Meskipun aksi boikot ini dilakukan besar-besaran di seluruh dunia, dan terlihat dampak positif dan signifikan terhadap anjloknya saham produk pro Israel, namun aksi boikot bukanlah solusi solutif untuk menghentikan penjajahan di Palestina. Sebab, boikot pada tataran individu saja itu tidak cukup. Perlu adanya langkah yang konkret dari kekuatan negara untuk melarang produk-produk pro Yahudi beredar di Indonesia bahkan seluruh negeri kaum Muslimin.
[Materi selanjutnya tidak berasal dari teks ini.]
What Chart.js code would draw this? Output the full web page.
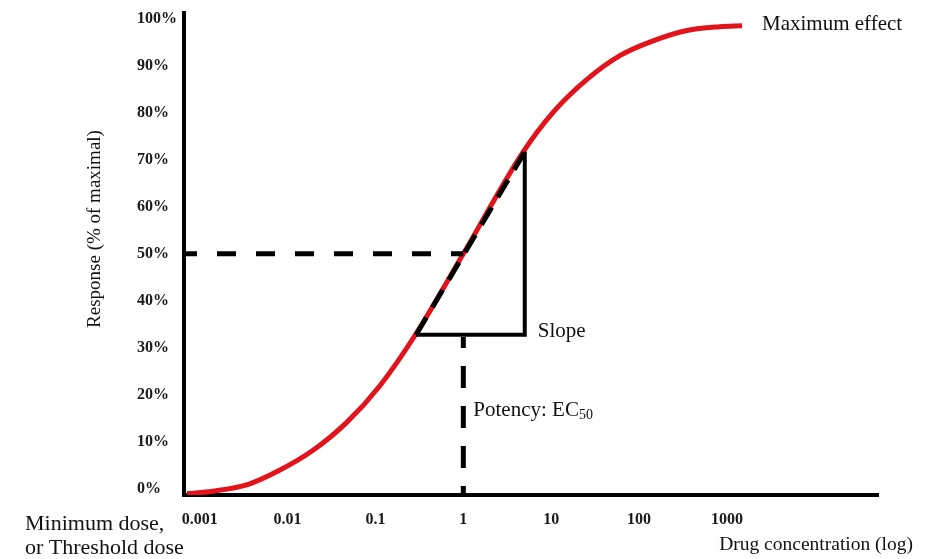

Tidak hanya itu, negeri-negeri Muslim bisa memutus hubungan diplomatik dengan semua negara yang mendukung Yahudi.
Namun realitasnya, negara tidak melakukan boikot tersebut, meski sebenarnya bisa. Keengganan pemerintah memboikot produk pro Yahudi dikarenakan negara terjajah secara ekonomi oleh para kapitalis. Inilah yang menjadikan negeri ini tidak independen dan sulit berlepas dari cengkraman gurita kapitalis.
Bahkan hingga detik ini, Dewan Keamanan PBB nyatanya tidak bertindak apa-apa. Puluhan resolusi yang terus digaungkan untuk menyelesaikan persoalan Palestina faktanya tak ada satu pun yang menyelesaikan hingga tuntas permasalahan Palestina. Bahkan, tak memberikan pengaruh kekuatan apa-apa pada Israel. Alih-alih bisa memaksa Zionis untuk segera menghentikan kekejamannya atas warga Gaza Palestina, yang terjadi adalah penjajahan akan terus berlanjut dan semakin brutal.
Akar Masalah Palestina
Oleh karena itu, sudah seharusnya kaum Muslimin memahami hal mendasar yang menjadi akar masalah terjadinya penjajahan atas Palestina yang terus berulang.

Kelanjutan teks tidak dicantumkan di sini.